begin DATA SECTION

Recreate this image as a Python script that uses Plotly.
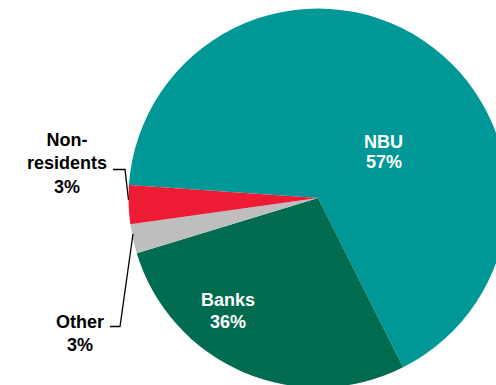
import plotly.graph_objects as go

# ---- data ----
segments = ["NBU", "Banks", "Other", "Non-residents"]
slice_sizes = [66.5, 27.7, 2.5, 3.3]          # slice sizes as drawn
printed_pct = [57, 36, 3, 3]                  # percentages printed on the chart
label_names = ["NBU", "Banks", "Other", "Non-<br>residents"]
colors = ["#009797", "#006B4F", "#BEBEBE", "#ED1B33"]

# ---- layout geometry (pixels) ----
W, H = 640, 400
cx, cy, r = 318, 198, 189.5

fig = go.Figure(go.Pie(
    labels=segments,
    values=slice_sizes,
    sort=False,
    direction="clockwise",
    rotation=-86.1,
    marker=dict(colors=colors, line=dict(width=0)),
    textinfo="none",
    hoverinfo="label+percent",
    domain=dict(x=[(cx - r) / W, (cx + r) / W],
                y=[1 - (cy + r) / H, 1 - (cy - r) / H]),
    showlegend=False,
))

FONT = "Liberation Sans, Arial, sans-serif"

# inside labels: (x, first-line y, line gap, colour)
inside_pos = {"NBU": (383.5, 141.5, 20.5, "white"),
              "Banks": (228, 300, 21.5, "white")}
# outside labels: (x, centre y, colour)
outside_pos = {"Other": (80, 333, "black"),
               "Non-residents": (67, 163, "black")}

for seg, name, pct in zip(segments, label_names, printed_pct):
    if seg in inside_pos:
        px, py, gap, col = inside_pos[seg]
        for i, line in enumerate([name, f"{pct}%"]):
            fig.add_annotation(
                x=px / W, y=1 - (py + i * gap) / H, xref="paper", yref="paper",
                text=f"<b>{line}</b>", showarrow=False,
                font=dict(family=FONT, size=18, color=col),
                xanchor="center", yanchor="middle",
            )
    else:
        px, py, col = outside_pos[seg]
        fig.add_annotation(
            x=px / W, y=1 - py / H, xref="paper", yref="paper",
            text=f"<b>{name}<br>{pct}%</b>", showarrow=False,
            font=dict(family=FONT, size=18, color=col),
            align="center", xanchor="center", yanchor="middle",
        )

def pth(pts):
    return "M " + " L ".join(f"{x / W},{1 - y / H}" for x, y in pts)

# leader lines
fig.add_shape(type="path", xref="paper", yref="paper",
              path=pth([(113, 169.5), (125, 169.5), (128.5, 200)]),
              line=dict(color="black", width=1.3))
fig.add_shape(type="path", xref="paper", yref="paper",
              path=pth([(110, 326.5), (120, 326.5), (133, 234)]),
              line=dict(color="black", width=1.3))

fig.update_layout(width=W, height=H, margin=dict(l=0, r=0, t=0, b=0),
                  paper_bgcolor="white", plot_bgcolor="white")

fig.write_html("out.html", config={"displayModeBar": False},
               post_script="document.body.style.overflow='hidden';"
                           "document.documentElement.style.overflow='hidden';"
                           "document.body.style.margin='0';")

end DATA SECTION

→ **EXERCISE OBJECTIVE**:
Quote the material exactly. Pictures stay out.

→ **RESULT FOR THIS TASK**:
Recreate this image as a Python script that uses Plotly.
import plotly.graph_objects as go

# ---- data ----
segments = ["NBU", "Banks", "Other", "Non-residents"]
slice_sizes = [66.5, 27.7, 2.5, 3.3]          # slice sizes as drawn
printed_pct = [57, 36, 3, 3]                  # percentages printed on the chart
label_names = ["NBU", "Banks", "Other", "Non-<br>residents"]
colors = ["#009797", "#006B4F", "#BEBEBE", "#ED1B33"]

# ---- layout geometry (pixels) ----
W, H = 640, 400
cx, cy, r = 318, 198, 189.5

fig = go.Figure(go.Pie(
    labels=segments,
    values=slice_sizes,
    sort=False,
    direction="clockwise",
    rotation=-86.1,
    marker=dict(colors=colors, line=dict(width=0)),
    textinfo="none",
    hoverinfo="label+percent",
    domain=dict(x=[(cx - r) / W, (cx + r) / W],
                y=[1 - (cy + r) / H, 1 - (cy - r) / H]),
    showlegend=False,
))

FONT = "Liberation Sans, Arial, sans-serif"

# inside labels: (x, first-line y, line gap, colour)
inside_pos = {"NBU": (383.5, 141.5, 20.5, "white"),
              "Banks": (228, 300, 21.5, "white")}
# outside labels: (x, centre y, colour)
outside_pos = {"Other": (80, 333, "black"),
               "Non-residents": (67, 163, "black")}

for seg, name, pct in zip(segments, label_names, printed_pct):
    if seg in inside_pos:
        px, py, gap, col = inside_pos[seg]
        for i, line in enumerate([name, f"{pct}%"]):
            fig.add_annotation(
                x=px / W, y=1 - (py + i * gap) / H, xref="paper", yref="paper",
                text=f"<b>{line}</b>", showarrow=False,
                font=dict(family=FONT, size=18, color=col),
                xanchor="center", yanchor="middle",
            )
    else:
        px, py, col = outside_pos[seg]
        fig.add_annotation(
            x=px / W, y=1 - py / H, xref="paper", yref="paper",
            text=f"<b>{name}<br>{pct}%</b>", showarrow=False,
            font=dict(family=FONT, size=18, color=col),
            align="center", xanchor="center", yanchor="middle",
        )

def pth(pts):
    return "M " + " L ".join(f"{x / W},{1 - y / H}" for x, y in pts)

# leader lines
fig.add_shape(type="path", xref="paper", yref="paper",
              path=pth([(113, 169.5), (125, 169.5), (128.5, 200)]),
              line=dict(color="black", width=1.3))
fig.add_shape(type="path", xref="paper", yref="paper",
              path=pth([(110, 326.5), (120, 326.5), (133, 234)]),
              line=dict(color="black", width=1.3))

fig.update_layout(width=W, height=H, margin=dict(l=0, r=0, t=0, b=0),
                  paper_bgcolor="white", plot_bgcolor="white")

fig.write_html("out.html", config={"displayModeBar": False},
               post_script="document.body.style.overflow='hidden';"
                           "document.documentElement.style.overflow='hidden';"
                           "document.body.style.margin='0';")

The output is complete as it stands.